* TASK TO CARRY OUT:
Exactly as written, retype the listing below, omitting the pictures.

* SUPPLIED DATA:
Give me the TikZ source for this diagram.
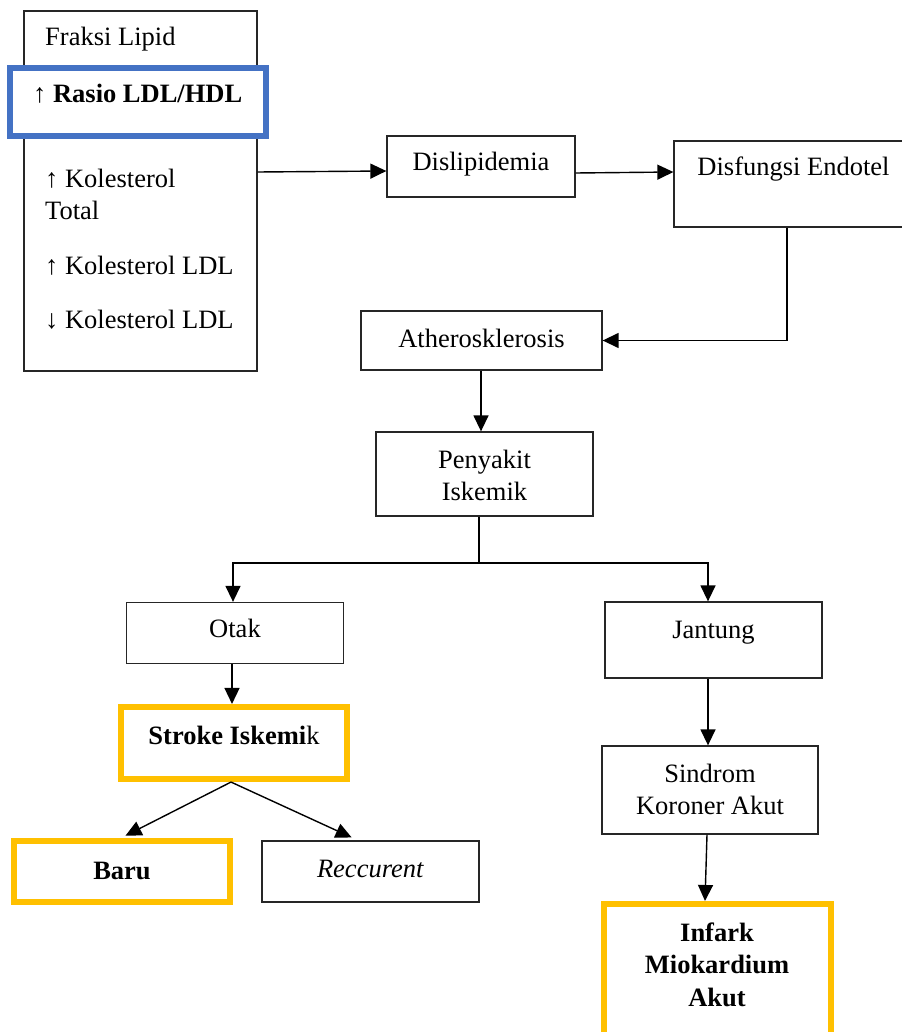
\documentclass[tikz,border=0pt]{standalone}
\usepackage{fontspec}
\setmainfont{Liberation Serif}
\usetikzlibrary{arrows.meta}
\definecolor{blueb}{HTML}{4472C4}
\definecolor{goldb}{HTML}{FFC000}
\begin{document}
\begin{tikzpicture}[x=1pt,y=-1pt,
  box/.style={draw=black!85, line width=1.3pt, inner sep=0pt, fill=white},
  hibox/.style={draw=goldb, line width=5.6pt, inner sep=0pt, fill=white},
  txt/.style={anchor=base, inner sep=0pt, font=\fontsize{26.5}{32.5}\selectfont},
  ltxt/.style={txt, anchor=base west},
  conn/.style={line width=1.4pt, draw=black},
  arr/.style={conn, -{Triangle[length=16pt,width=15pt]}}]
\useasboundingbox (0,0) rectangle (901,1032);

% boxes
\node[box, minimum width=233pt, minimum height=360pt] (lipid) at (140.5,191) {};
\node[hibox, draw=blueb, minimum width=256.3pt, minimum height=67.9pt] (ratio) at (137.85,102.25) {};
\node[box, minimum width=188pt, minimum height=61pt] (dis) at (481,166.5) {};
\node[box, minimum width=241pt, minimum height=86pt] (endo) at (794.5,184) {};
\node[box, minimum width=241pt, minimum height=59pt] (ath) at (481.5,340.5) {};
\node[box, minimum width=217pt, minimum height=84pt] (peny) at (484.5,474) {};
\node[box, minimum width=216.6pt, minimum height=61pt] (otak) at (235,633) {};
\node[box, minimum width=217pt, minimum height=76pt] (jant) at (713.5,640) {};
\node[hibox, minimum width=226.5pt, minimum height=72.5pt] (stroke) at (234,743) {};
\node[hibox, minimum width=216.4pt, minimum height=61.4pt] (baru) at (122,871.5) {};
\node[box, minimum width=217pt, minimum height=61pt] (rec) at (370.5,871.5) {};
\node[box, minimum width=216pt, minimum height=88pt] (sind) at (710,790) {};
\node[hibox, minimum width=227.5pt, minimum height=146.3pt] (inf) at (717.5,976.9) {};

% texts
\node[ltxt] (t-fl) at (45,46) {Fraksi Lipid};
\node[ltxt] (t-ratio) at (33,103) {↑ \textbf{Rasio LDL/HDL}};
\node[ltxt] (t-kt1) at (45,188) {↑ Kolesterol};
\node[ltxt] (t-kt2) at (45,220) {Total};
\node[ltxt] (t-ldl) at (45,274) {↑ Kolesterol LDL};
\node[ltxt] (t-ldl2) at (45,328) {↓ Kolesterol LDL};
\node[txt] (t-dis) at (481,171) {Dislipidemia};
\node[txt] (t-endo) at (793.5,176) {Disfungsi Endotel};
\node[txt] (t-ath) at (481.5,347) {Atherosklerosis};
\node[txt] (t-peny1) at (484.5,468) {Penyakit};
\node[txt] (t-peny2) at (484.5,500) {Iskemik};
\node[txt] (t-otak) at (235,637) {Otak};
\node[txt] (t-jant) at (713.5,638) {Jantung};
\node[txt] (t-stroke) at (234,744) {\textbf{Stroke Iskemi}k};
\node[txt] (t-baru) at (122,879) {\textbf{Baru}};
\node[txt] (t-rec) at (370.5,877) {\textit{Reccurent}};
\node[txt] (t-sind1) at (710,782) {Sindrom};
\node[txt] (t-sind2) at (710,814) {Koroner Akut};
\node[txt] (t-inf1) at (717,941) {\textbf{Infark}};
\node[txt] (t-inf2) at (717,973) {\textbf{Miokardium}};
\node[txt] (t-inf3) at (717,1006) {\textbf{Akut}};

% connectors
\draw[arr] (lipid.east |- 0,172) -- (dis.west |- 0,171);
\draw[arr] (dis.east |- 0,173) -- (endo.west |- 0,172);
\draw[arr] (endo.south -| 787,0) |- (ath.east);
\draw[arr] (ath.south -| 481,0) -- (peny.north -| 481,0);
\draw[conn] (peny.south -| 479,0) -- (479,563) coordinate (split);
\draw[arr] (split) -| (otak.north -| 233,0);
\draw[arr] (split) -| (jant.north -| 708,0);
\draw[arr] (otak.south -| 232,0) -- (stroke.north -| 232,0);
\draw[arr, shorten >=5pt] (stroke.south -| 231,0) -- (baru.north -| 121,0);
\draw[arr, shorten >=7pt] (stroke.south -| 231,0) -- (rec.north -| 358,0);
\draw[arr] (jant.south -| 708,0) -- (sind.north -| 708,0);
\draw[arr] (sind.south -| 707,0) -- (inf.north -| 705,0);
\end{tikzpicture}
\end{document}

* EXERCISE RESULT:
Give me the TikZ source for this diagram.
\documentclass[tikz,border=0pt]{standalone}
\usepackage{fontspec}
\setmainfont{Liberation Serif}
\usetikzlibrary{arrows.meta}
\definecolor{blueb}{HTML}{4472C4}
\definecolor{goldb}{HTML}{FFC000}
\begin{document}
\begin{tikzpicture}[x=1pt,y=-1pt,
  box/.style={draw=black!85, line width=1.3pt, inner sep=0pt, fill=white},
  hibox/.style={draw=goldb, line width=5.6pt, inner sep=0pt, fill=white},
  txt/.style={anchor=base, inner sep=0pt, font=\fontsize{26.5}{32.5}\selectfont},
  ltxt/.style={txt, anchor=base west},
  conn/.style={line width=1.4pt, draw=black},
  arr/.style={conn, -{Triangle[length=16pt,width=15pt]}}]
\useasboundingbox (0,0) rectangle (901,1032);

% boxes
\node[box, minimum width=233pt, minimum height=360pt] (lipid) at (140.5,191) {};
\node[hibox, draw=blueb, minimum width=256.3pt, minimum height=67.9pt] (ratio) at (137.85,102.25) {};
\node[box, minimum width=188pt, minimum height=61pt] (dis) at (481,166.5) {};
\node[box, minimum width=241pt, minimum height=86pt] (endo) at (794.5,184) {};
\node[box, minimum width=241pt, minimum height=59pt] (ath) at (481.5,340.5) {};
\node[box, minimum width=217pt, minimum height=84pt] (peny) at (484.5,474) {};
\node[box, minimum width=216.6pt, minimum height=61pt] (otak) at (235,633) {};
\node[box, minimum width=217pt, minimum height=76pt] (jant) at (713.5,640) {};
\node[hibox, minimum width=226.5pt, minimum height=72.5pt] (stroke) at (234,743) {};
\node[hibox, minimum width=216.4pt, minimum height=61.4pt] (baru) at (122,871.5) {};
\node[box, minimum width=217pt, minimum height=61pt] (rec) at (370.5,871.5) {};
\node[box, minimum width=216pt, minimum height=88pt] (sind) at (710,790) {};
\node[hibox, minimum width=227.5pt, minimum height=146.3pt] (inf) at (717.5,976.9) {};

% texts
\node[ltxt] (t-fl) at (45,46) {Fraksi Lipid};
\node[ltxt] (t-ratio) at (33,103) {↑ \textbf{Rasio LDL/HDL}};
\node[ltxt] (t-kt1) at (45,188) {↑ Kolesterol};
\node[ltxt] (t-kt2) at (45,220) {Total};
\node[ltxt] (t-ldl) at (45,274) {↑ Kolesterol LDL};
\node[ltxt] (t-ldl2) at (45,328) {↓ Kolesterol LDL};
\node[txt] (t-dis) at (481,171) {Dislipidemia};
\node[txt] (t-endo) at (793.5,176) {Disfungsi Endotel};
\node[txt] (t-ath) at (481.5,347) {Atherosklerosis};
\node[txt] (t-peny1) at (484.5,468) {Penyakit};
\node[txt] (t-peny2) at (484.5,500) {Iskemik};
\node[txt] (t-otak) at (235,637) {Otak};
\node[txt] (t-jant) at (713.5,638) {Jantung};
\node[txt] (t-stroke) at (234,744) {\textbf{Stroke Iskemi}k};
\node[txt] (t-baru) at (122,879) {\textbf{Baru}};
\node[txt] (t-rec) at (370.5,877) {\textit{Reccurent}};
\node[txt] (t-sind1) at (710,782) {Sindrom};
\node[txt] (t-sind2) at (710,814) {Koroner Akut};
\node[txt] (t-inf1) at (717,941) {\textbf{Infark}};
\node[txt] (t-inf2) at (717,973) {\textbf{Miokardium}};
\node[txt] (t-inf3) at (717,1006) {\textbf{Akut}};

% connectors
\draw[arr] (lipid.east |- 0,172) -- (dis.west |- 0,171);
\draw[arr] (dis.east |- 0,173) -- (endo.west |- 0,172);
\draw[arr] (endo.south -| 787,0) |- (ath.east);
\draw[arr] (ath.south -| 481,0) -- (peny.north -| 481,0);
\draw[conn] (peny.south -| 479,0) -- (479,563) coordinate (split);
\draw[arr] (split) -| (otak.north -| 233,0);
\draw[arr] (split) -| (jant.north -| 708,0);
\draw[arr] (otak.south -| 232,0) -- (stroke.north -| 232,0);
\draw[arr, shorten >=5pt] (stroke.south -| 231,0) -- (baru.north -| 121,0);
\draw[arr, shorten >=7pt] (stroke.south -| 231,0) -- (rec.north -| 358,0);
\draw[arr] (jant.south -| 708,0) -- (sind.north -| 708,0);
\draw[arr] (sind.south -| 707,0) -- (inf.north -| 705,0);
\end{tikzpicture}
\end{document}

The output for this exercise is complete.